# Paint Creek HELP!!!!!!



## unregistered55 (Mar 12, 2000)

djboberg...I don't usually Fly fish the Paint and with the number of fish that aren't in there it is a tough place to catch fish...But I am pretty good at reading water and I'll dust off my Fly rod and hit it with you one Monday or Wed Evening and see if we can get that stinky Skunk off! Just makes sure it stay in the river and doesn't end up on my shoulders....LOL 

Send me a PM here or e-mail me at [email protected] and let me know when ya wanna go!>>>>>Don


----------



## djboberg (Apr 22, 2003)

Thanks to all of you for your help and suggestions. I will be e-mailing aew of you to hopefully "hook" up and do some fishing on Paint Creek. 

Now on to important business. THE TROUT DROUGHT IS OVER!!!!. I REPEAT, THE TROUT DROUGHT IS FINALLY OVER.

Yes thats right boys. I was on the Upper Manistee all weekend and I finally caught some trout. Three 5-6" small brookies and two 8 and 10" browns. What I relief. I did not take pictures but I did have some witnesses. Caught them all with dry flies too. 

Thanks everybody and I will be reporting in from Paint Creek later this week.


----------



## YPSIFLY (Feb 13, 2001)

Oh man you are in trouble!!! Welcome to a whole new meaning for the term ADDICTION! lol

Congrats.


----------



## TODDFATHER (Jun 5, 2002)

Good for you! You finally got past the hex (no pun intended) that someone put on you! With 7, or 9 fish in a day, it definitely equates to more than a blind squirrel finding a nut! Now you enter stage two! Get the checkbook handy and find a hiding place for your gear! Immediatly start picking up all the change that you find around the house, place it in a jug and declare it to be the flyrod fund! Remember, always have the answers, and never hesitate when questioned about new gear. Such possibilities should include, but not be limited to: I found it, a few bucks at a garage sale, I traded it, and when caught red-handed, "I can double my money on it", etc! Surplus rods that are discovered, always belong to a fishing buddy, and cannot possibly be yours! Beware of using the same stories repeatedly, which will only cause suspicion! Always be creative and stick to your story, once you deviate, you're caught which will only complicate things in the future! Be sure to have rod catalogues laying around with your prime choice's circled with yellow highlighter! Repeatedly mumble thoughts to the effect of winning the lotto and making a "one time" purchase of a few thousand dollars. Mumble loudly, "I could save a lot of money if I tied my own flys". All in all, there is a strategy to this logic. Learning how to fish is one thing, learning how to get fishing gear is the other! Have Fun! 

It's too bad that trout don't practice a method of hook and realease! Since you've been hooked on "drys", there's no turning back! There might have been some hope had you caught them on wets or nymphs, but no! You had to do it on a dry! Welcome aboard! 

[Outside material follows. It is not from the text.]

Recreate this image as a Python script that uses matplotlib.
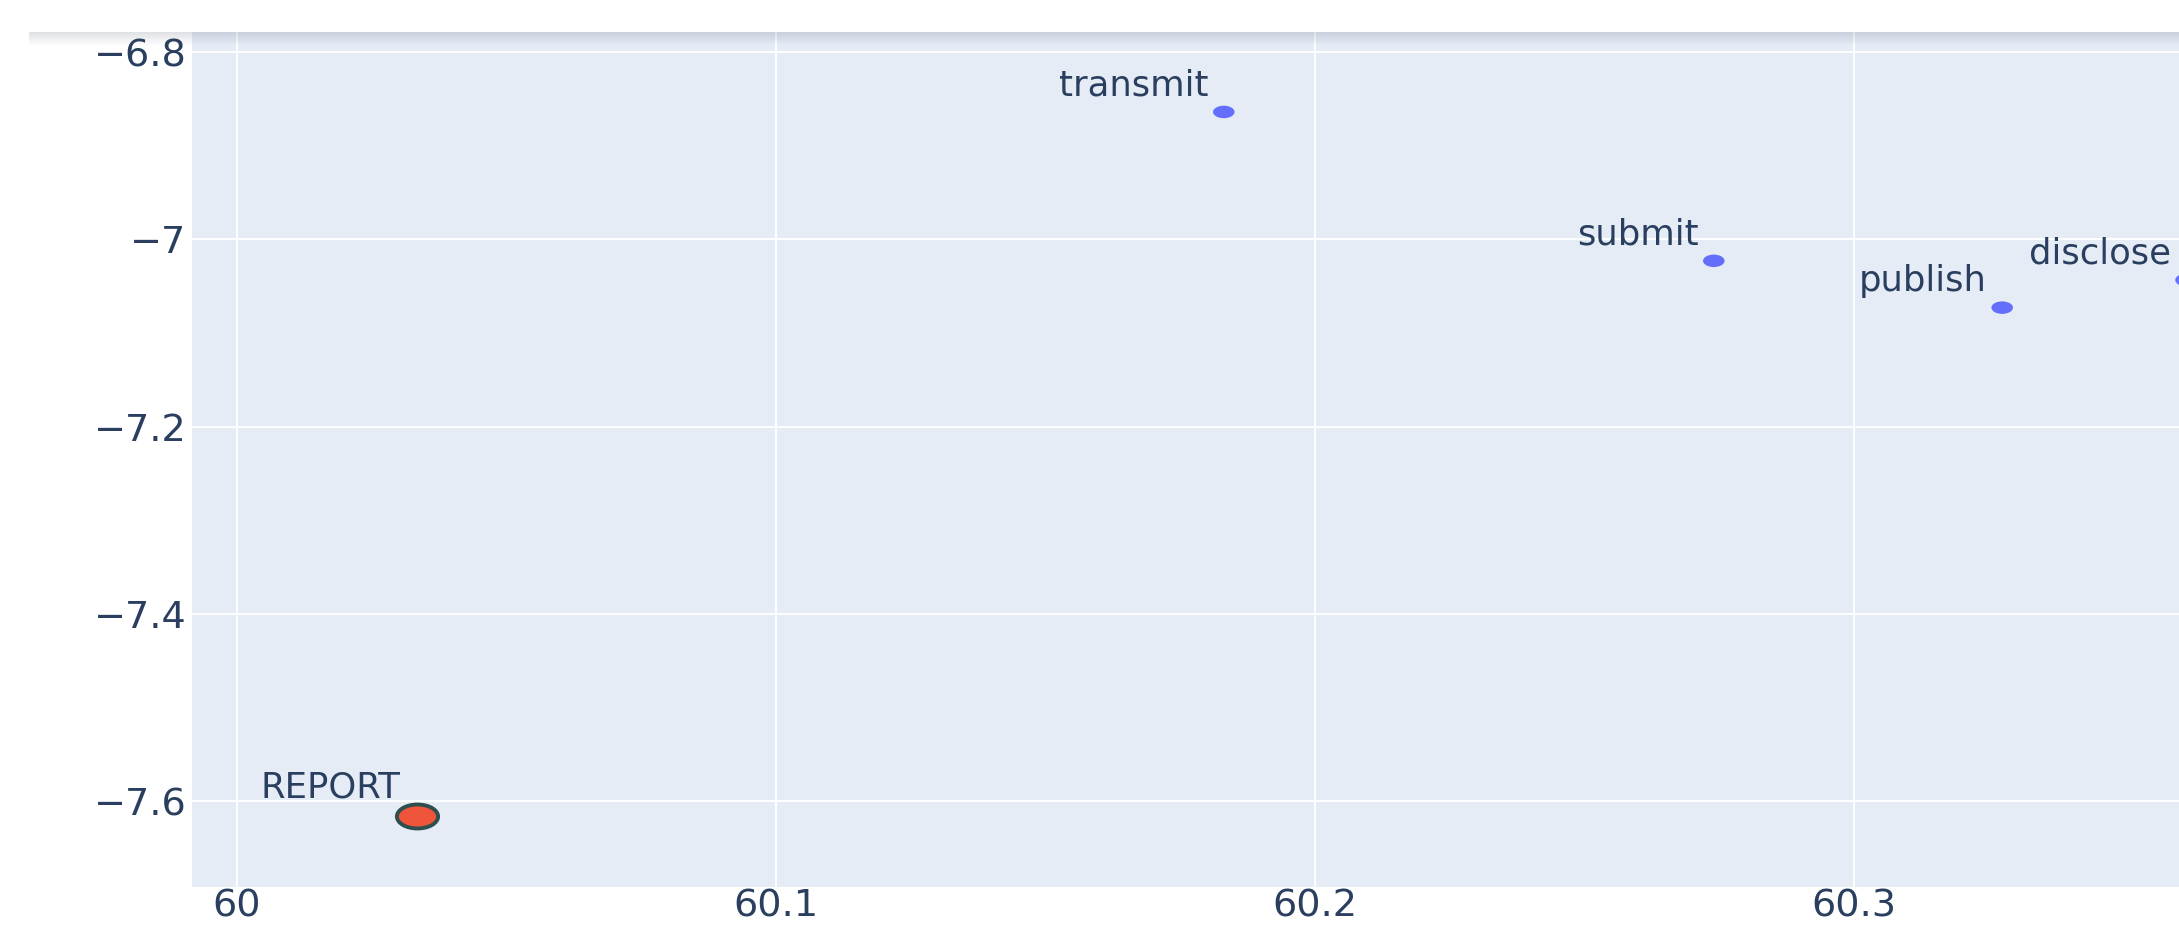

http://www.rodworks.on.ca/asmrod4.html


Toddfather


----------



## Jackster1 (Aug 17, 2001)

Mr. Cook, Instead of using a strike indicator try dropping that nymph off of the hook bend of a stimulator or other bushy dry fly. It seems about 25% of the fish I catch on that set-up come on the dry. I also think the big dry acts like an attractor that gets the fishes attention and sets them up for the nymph.


----------